Sharp Drop in Supply Pushing Up Prices in the Core
TORONTO – February 01, 2017: Urbanation Inc., the leading source of information and analysis on the Toronto condominium market since 1981, released its Q4-2016 market results today.
A total of 27,217 new condominium apartments were sold across the Greater Toronto Area in 2016, rising 34% over 2015 to a new high. Remarkably, sales totals topped the previous record set in 2011 on much fewer new pre-construction launches (18,466 in 2016 vs. 28,204 in 2011). Activity ended the year strong with 7,422 sales in Q4-2016, an 18% annual increase. The strength in demand combined with a 6% decline in new launches last year pushed unsold inventory in development down by 47% from the end of 2015 to a more than 10-year low of 9,932 units, which equaled only 4.4 months of supply (a balanced market for new condos is approximately 10 months of supply).
New condo sales grew the most in the suburban 905 Region last year, soaring 82% to a high of 8,703 units in 2016 and representing a record share (32%) of GTA activity. Sales also increased by a robust 57% in the outer-416 areas of Etobicoke, Scarborough and North York (7,397 units) on higher new launch activity last year, while a minimal 3% gain was recorded in the former City of Toronto (11,116 units) as launches dropped by 40%. The demand-supply imbalance was most acute in old Toronto, where unsold inventory plunged by 57% to 3,503 units, or 3.8 months of supply.
The overall average index price for sold units in active development across the GTA continued to grow at a moderate annual pace of 3% in Q4-2016 (to $598 psf), which was impacted by the shift in activity to lower-priced suburban markets last year. Within the former City of Toronto, average selling prices within projects launched in 2016 reached $746 psf, up 14% compared to new launch prices in 2015. At the end of 2016, remaining inventory in new projects in old Toronto was offered at $795 psf.
The draw down in inventory will limit the market’s ability to top 2016’s record activity. Urbanation is forecasting 23,000 new condo apartment sales in 2017, with the expectation that developers will respond to present market conditions by launching a greater number of new projects this year.

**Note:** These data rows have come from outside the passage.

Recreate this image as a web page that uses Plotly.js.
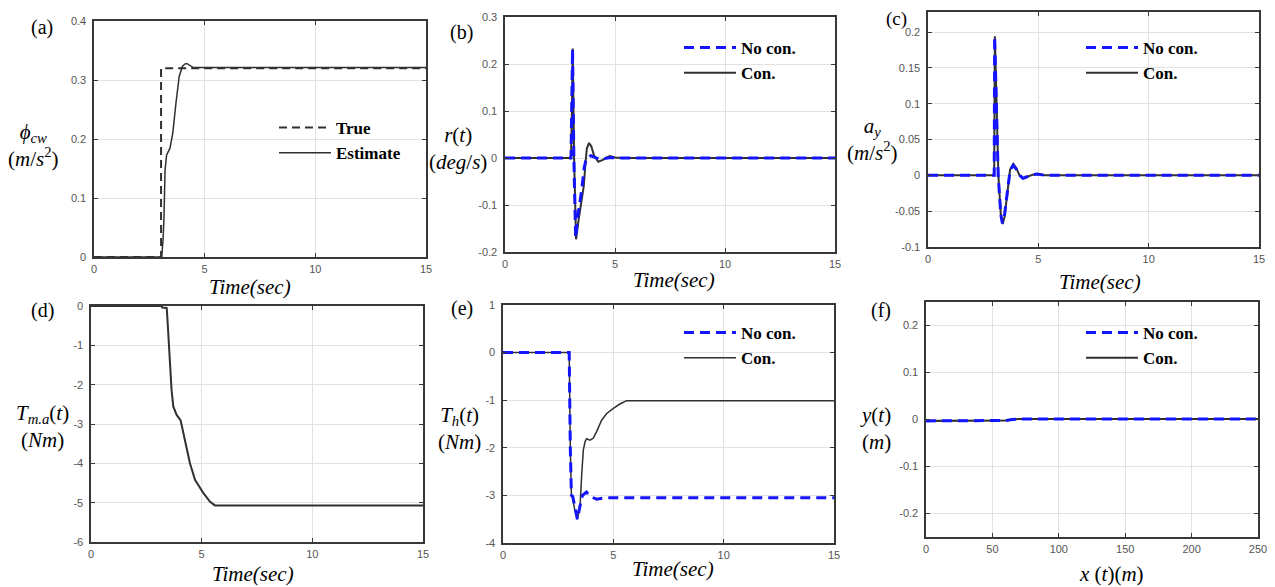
<!DOCTYPE html>
<html><head><meta charset="utf-8">
<script src="https://cdn.plot.ly/plotly-3.0.1.min.js"></script>
<style>html,body{margin:0;padding:0;background:#fff;} #chart{width:1275px;height:587px;}</style>
</head><body><div id="chart"></div>
<script>
// ---------- data ----------
// (a) cross-wind estimate
const tA_true = [0, 3.03, 3.03, 15];
const vA_true = [0, 0, 0.32, 0.32];
const tA_est = [0, 3.06, 3.12, 3.16, 3.21, 3.28, 3.43, 3.56, 3.7, 3.85, 3.99, 4.1, 4.19, 4.34, 4.49, 5, 15];
const vA_est = [0, 0, 0.03, 0.063, 0.147, 0.173, 0.184, 0.21, 0.26, 0.306, 0.323, 0.327, 0.328, 0.324, 0.321, 0.321, 0.321];
// (b) yaw rate r(t)
const tB_nc = [0, 3.0, 3.03, 3.07, 3.13, 3.21, 3.32, 3.48, 3.6, 3.7, 3.9, 4.3, 4.8, 5.2, 15];
const vB_nc = [0, 0, 0.1, 0.232, 0.0, -0.17, -0.12, -0.07, -0.02, 0.0, 0.005, -0.003, 0.001, 0, 0];
const tB_c = [0, 3.0, 3.04, 3.08, 3.14, 3.23, 3.35, 3.5, 3.58, 3.66, 3.72, 3.82, 3.92, 4.05, 4.24, 4.45, 4.6, 4.77, 5.0, 5.3, 15];
const vB_c = [0, 0, 0.1, 0.233, 0.0, -0.173, -0.13, -0.085, -0.06, -0.01, 0.02, 0.032, 0.025, 0.005, -0.008, -0.004, 0.001, 0.004, 0.001, 0, 0];
// (c) lateral acceleration a_y
const tC_nc = [0, 3.0, 3.02, 3.1, 3.18, 3.3, 3.37, 3.46, 3.6, 3.72, 3.86, 4.0, 4.15, 4.3, 4.5, 4.75, 4.95, 5.3, 15];
const vC_nc = [0, 0, 0.194, 0.08, 0.0, -0.055, -0.067, -0.057, -0.02, 0.007, 0.014, 0.009, 0.0, -0.004, -0.002, 0.001, 0.002, 0, 0];
const tC_c = [0, 3.0, 3.03, 3.11, 3.19, 3.3, 3.38, 3.47, 3.6, 3.72, 3.87, 4.0, 4.15, 4.32, 4.5, 4.75, 4.95, 5.3, 15];
const vC_c = [0, 0, 0.194, 0.077, 0.0, -0.055, -0.068, -0.058, -0.02, 0.008, 0.016, 0.01, 0.0, -0.004, -0.002, 0.001, 0.002, 0, 0];
// (d) assist motor torque
const tD = [0, 3.19, 3.22, 3.42, 3.45, 3.5, 3.57, 3.64, 3.72, 3.87, 4.05, 4.25, 4.47, 4.7, 5.08, 5.38, 5.6, 15];
const vD = [0, 0, -0.04, -0.05, -0.3, -0.8, -1.29, -2.14, -2.56, -2.77, -2.91, -3.41, -4.0, -4.42, -4.76, -4.98, -5.07, -5.07];
// (e) hand torque
const tE_nc = [0, 3.0, 3.05, 3.1, 3.16, 3.22, 3.37, 3.5, 3.6, 3.78, 3.95, 4.24, 4.6, 15];
const vE_nc = [0, 0, -2.0, -3.0, -3.02, -3.15, -3.5, -3.2, -3.0, -2.93, -3.02, -3.08, -3.05, -3.05];
const tE_c = [0, 3.0, 3.05, 3.1, 3.15, 3.25, 3.37, 3.49, 3.57, 3.64, 3.72, 3.79, 3.94, 4.09, 4.24, 4.47, 4.7, 5.0, 5.3, 5.6, 15];
const vE_c = [0, 0, -2.0, -2.99, -3.05, -3.3, -3.5, -3.24, -2.54, -2.05, -1.87, -1.81, -1.84, -1.8, -1.66, -1.42, -1.28, -1.17, -1.08, -1.01, -1.01];
// (f) trajectory
const xF = [0, 20, 40, 55, 60, 65, 70, 100, 150, 200, 250];
const yF_nc = [-0.003, -0.003, -0.003, -0.003, -0.002, 0.0, 0.001, 0.001, 0.001, 0.001, 0.001];
const yF_c = [-0.003, -0.003, -0.003, -0.003, -0.002, 0.0, 0.001, 0.001, 0.001, 0.001, 0.001];

// tick labels
const tT = [0, 5, 10, 15];
const tX_F = [0, 50, 100, 150, 200, 250];
const tY_A = [0, 0.1, 0.2, 0.3, 0.4];
const tY_B = [-0.2, -0.1, 0, 0.1, 0.2, 0.3];
const tY_C = [-0.1, -0.05, 0, 0.05, 0.1, 0.15, 0.2];
const tY_D = [-6, -5, -4, -3, -2, -1, 0];
const tY_E = [-4, -3, -2, -1, 0, 1];
const tY_F = [-0.2, -0.1, 0, 0.1, 0.2];
const lab = v => String(v);   // hyphen-minus like the reference

// ---------- layout ----------
const W = 1275, H = 587;
const boxes = { // left, right, top, bottom in px
  1: [94, 426, 21, 257], 2: [505, 835, 17, 252], 3: [928, 1259, 12, 247],
  4: [91, 423, 306, 542], 5: [503, 834, 305, 543], 6: [926, 1258, 302, 537]
};
const FRAME = '#383838';
function ax(n, isX, range, vals) {
  const b = boxes[n];
  return {
    domain: isX ? [b[0] / W, b[1] / W] : [1 - b[3] / H, 1 - b[2] / H],
    anchor: (isX ? 'y' : 'x') + (n === 1 ? '' : n),
    range: range, autorange: false, fixedrange: true,
    tickmode: 'array', tickvals: vals, ticktext: vals.map(lab),
    showline: true, linecolor: FRAME, linewidth: 1.6, mirror: 'ticks',
    ticks: 'inside', ticklen: 4, tickwidth: 1, tickcolor: FRAME,
    showgrid: true, gridcolor: '#e2e2e2', gridwidth: 1, zeroline: false,
    tickfont: { family: 'Liberation Sans, Arial, sans-serif', size: 11, color: '#555' },
    ticklabelstandoff: isX ? 1 : 4
  };
}
const layout = {
  width: W, height: H, margin: { l: 0, r: 0, t: 0, b: 0 },
  paper_bgcolor: '#fff', plot_bgcolor: '#fff', showlegend: true,
  xaxis: ax(1, true, [0, 15], tT), yaxis: ax(1, false, [0, 0.4], tY_A),
  xaxis2: ax(2, true, [0, 15], tT), yaxis2: ax(2, false, [-0.2, 0.3], tY_B),
  xaxis3: ax(3, true, [0, 15], tT), yaxis3: ax(3, false, [-0.1, 0.228], tY_C),
  xaxis4: ax(4, true, [0, 15], tT), yaxis4: ax(4, false, [-6, 0], tY_D),
  xaxis5: ax(5, true, [0, 15], tT), yaxis5: ax(5, false, [-4, 1], tY_E),
  xaxis6: ax(6, true, [0, 250], tX_F), yaxis6: ax(6, false, [-0.25, 0.25], tY_F),
  annotations: []
};
function leg(px, py) {
  return {
    x: px / W, y: 1 - py / H, xanchor: 'left', yanchor: 'top',
    bgcolor: 'rgba(0,0,0,0)', borderwidth: 0, itemwidth: 52,
    traceorder: 'normal',
    font: { family: 'Liberation Serif, Times New Roman, serif', size: 17, color: '#000' }
  };
}
layout.legend = leg(274, 110);
layout.legend2 = leg(679, 30);
layout.legend3 = leg(1081, 30);
layout.legend5 = leg(679, 315);
layout.legend6 = leg(1081, 315);

// text annotations
const SERIF = 'Liberation Serif, Times New Roman, serif';
function txt(s, px, py, size) {
  layout.annotations.push({
    text: s, xref: 'paper', yref: 'paper', x: px / W, y: 1 - py / H,
    xanchor: 'center', yanchor: 'middle', showarrow: false,
    font: { family: SERIF, size: size, color: '#000' }
  });
}
// panel labels
txt('(a)', 42, 27, 20); txt('(b)', 461, 32, 20); txt('(c)', 896, 19, 19);
txt('(d)', 43, 310, 20); txt('(e)', 462, 308, 20); txt('(f)', 881, 310, 20);
// x titles
txt('<i>Time(sec)</i>', 250, 287, 21); txt('<i>Time(sec)</i>', 674, 280, 21);
txt('<i>Time(sec)</i>', 1100, 282, 21); txt('<i>Time(sec)</i>', 253, 574, 21);
txt('<i>Time(sec)</i>', 673, 569, 21); txt('<i>x</i> (<i>t</i>)(<i>m</i>)', 1111, 574, 21);
// y titles (two lines)
txt('<i>ϕ<sub>cw</sub></i><br>(<i>m</i>/<i>s</i><sup>2</sup>)', 33, 146, 21);
txt('<i>r</i>(<i>t</i>)<br>(<i>deg</i>/<i>s</i>)', 458, 149, 21);
txt('<i>a<sub>y</sub></i><br>(<i>m</i>/<i>s</i><sup>2</sup>)', 872, 140, 21);
txt('<i>T<sub>m.a</sub></i>(<i>t</i>)<br>(<i>Nm</i>)', 43, 426, 21);
txt('<i>T<sub>h</sub></i>(<i>t</i>)<br>(<i>Nm</i>)', 459, 428, 21);
txt('<i>y</i>(<i>t</i>)<br>(<i>m</i>)', 875, 428, 21);

// ---------- traces ----------
const BLUE = '#1414ff', BLK = '#303030';
const dashBlue = { color: BLUE, width: 3, dash: '10px,6px' };
const solidBlk = { color: BLK, width: 2 };
function tr(x, y, n, name, line, legend, rank, show) {
  return { x: x, y: y, xaxis: 'x' + (n === 1 ? '' : n), yaxis: 'y' + (n === 1 ? '' : n),
    type: 'scatter', mode: 'lines', name: name, line: line, legend: legend,
    legendrank: rank, showlegend: show !== false, hoverinfo: 'skip' };
}
const data = [
  tr(tA_true, vA_true, 1, '<b>True</b>', { color: BLK, width: 2, dash: '8px,5px' }, 'legend', 1),
  tr(tA_est, vA_est, 1, '<b>Estimate</b>', { color: BLK, width: 1.5 }, 'legend', 2),
  tr(tB_c, vB_c, 2, '<b>Con.</b>', solidBlk, 'legend2', 2),
  tr(tB_nc, vB_nc, 2, '<b>No con.</b>', dashBlue, 'legend2', 1),
  tr(tC_c, vC_c, 3, '<b>Con.</b>', solidBlk, 'legend3', 2),
  tr(tC_nc, vC_nc, 3, '<b>No con.</b>', dashBlue, 'legend3', 1),
  tr(tD, vD, 4, 'T_m.a', { color: BLK, width: 2 }, 'legend4', 1, false),
  tr(tE_c, vE_c, 5, '<b>Con.</b>', { color: BLK, width: 1.5 }, 'legend5', 2),
  tr(tE_nc, vE_nc, 5, '<b>No con.</b>', dashBlue, 'legend5', 1),
  tr(xF, yF_c, 6, '<b>Con.</b>', solidBlk, 'legend6', 2),
  tr(xF, yF_nc, 6, '<b>No con.</b>', dashBlue, 'legend6', 1)
];
Plotly.newPlot('chart', data, layout, { displayModeBar: false, staticPlot: true });
</script></body></html>
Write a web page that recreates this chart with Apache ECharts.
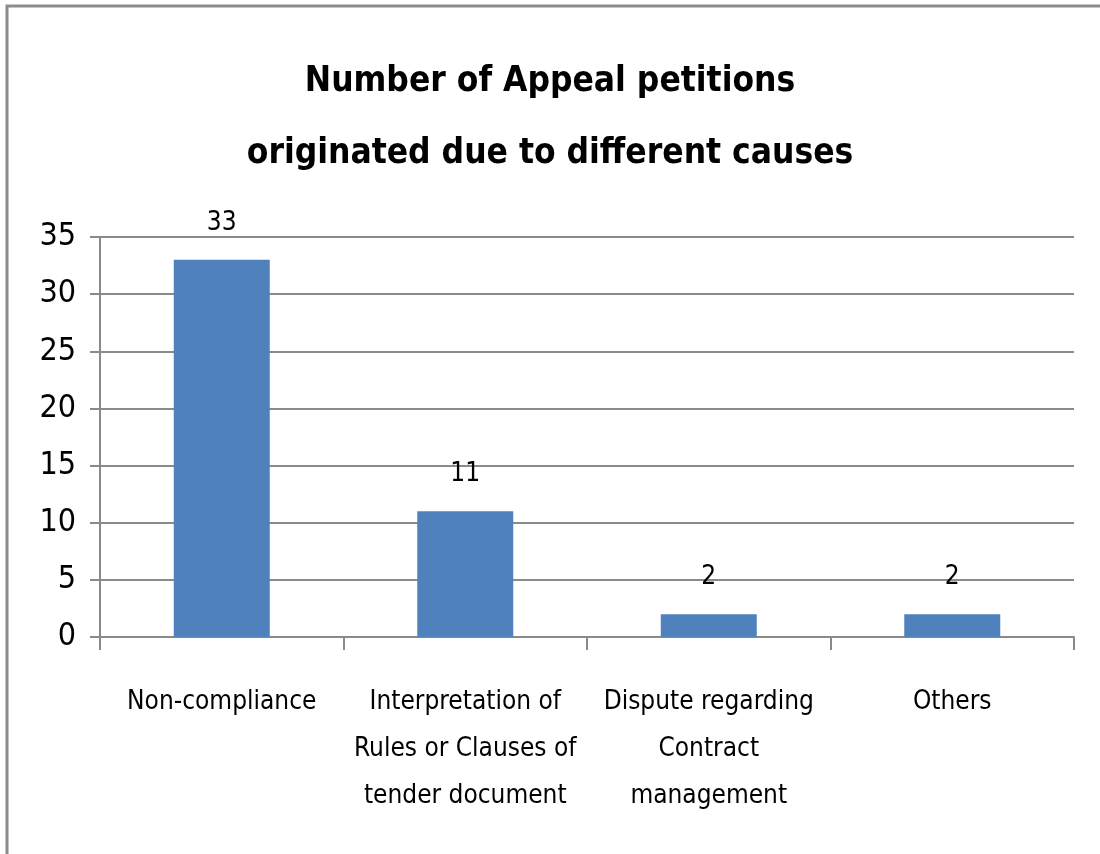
<!DOCTYPE html>
<html>
<head>
<meta charset="utf-8">
<script src="https://cdn.jsdelivr.net/npm/echarts@6/dist/echarts.min.js"></script>
<style>
  html, body { margin: 0; padding: 0; background: #fff; }
  #chart { width: 1100px; height: 854px; }
</style>
</head>
<body>
<div id="chart"></div>
<script>
// 数据
var categories = [
    'Non-compliance',
    'Interpretation of\nRules or Clauses of\ntender document',
    'Dispute regarding\nContract\nmanagement',
    'Others'
];
var petitions = [33, 11, 2, 2];
var yTicks = [0, 5, 10, 15, 20, 25, 30, 35];

var font = '"Liberation Sans Narrow", "DejaVu Sans Condensed", sans-serif';

var myChart = echarts.init(document.getElementById('chart'));

var option = {
    animation: false,
    title: {
        text: 'Number of Appeal petitions\noriginated due to different causes',
        left: 'center',
        top: 41,
        textStyle: {
            fontFamily: font,
            fontSize: 35,
            fontWeight: 'bold',
            color: '#000',
            lineHeight: 72
        }
    },
    graphic: [{
        type: 'rect',
        shape: { x: 7, y: 6, width: 1200, height: 1000 },
        style: { fill: 'none', stroke: '#8c8c8c', lineWidth: 3 },
        silent: true
    }],
    grid: {
        left: 100,
        right: 26,
        top: 237,
        bottom: 217
    },
    xAxis: {
        type: 'category',
        data: categories,
        axisLine: { lineStyle: { color: '#8a8a8a', width: 2 } },
        axisTick: { show: true, length: 13, lineStyle: { color: '#8a8a8a', width: 2 } },
        axisLabel: {
            interval: 0,
            margin: 42,
            fontFamily: font,
            fontSize: 26,
            lineHeight: 47,
            color: '#000'
        }
    },
    yAxis: {
        type: 'value',
        min: yTicks[0],
        max: yTicks[yTicks.length - 1],
        interval: 5,
        axisLine: { show: true, lineStyle: { color: '#8a8a8a', width: 2 } },
        axisTick: { show: true, length: 10, lineStyle: { color: '#8a8a8a', width: 2 } },
        splitLine: { lineStyle: { color: '#8a8a8a', width: 2 } },
        axisLabel: {
            margin: 24,
            fontFamily: font,
            fontSize: 32,
            color: '#000'
        }
    },
    series: [{
        name: 'Appeal petitions',
        type: 'bar',
        data: petitions,
        barWidth: 96,
        itemStyle: { color: '#4F81BD' },
        label: {
            show: true,
            position: 'top',
            distance: 24,
            fontFamily: font,
            fontSize: 26,
            color: '#000'
        }
    }]
};

myChart.setOption(option);
</script>
</body>
</html>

“The new condo market is experiencing broad-based demand that will carry forward in 2017”, said Shaun Hildebrand, Urbanation’s Senior Vice President. “Buyers priced out of the low-rise segment, a surge in rental demand, and increased attention from investors are placing heavy downward pressure on condo inventories, which will support strong price growth this year”, added Hildebrand.
A record volume of 25,187 condo apartments were resold in the GTA in 2016, rising 22% annually and representing a high of 26% of all GTA resales last year. Sales of resale units in Q4 were up 26% from a year ago, while total listings in the quarter were down 14% year-over-year. This divergence caused the sales-to-listings ratio to hit a record 80% in the fourth quarter (up from 55% in Q4-15), which led prices to grow at annual rate of 16%. At an average unit size of 861 sf, the average resale price reached $458,000, or $532 psf. For the first time, condo apartments represented the majority (59%) of all resale activity in the GTA below the $500,000 price point.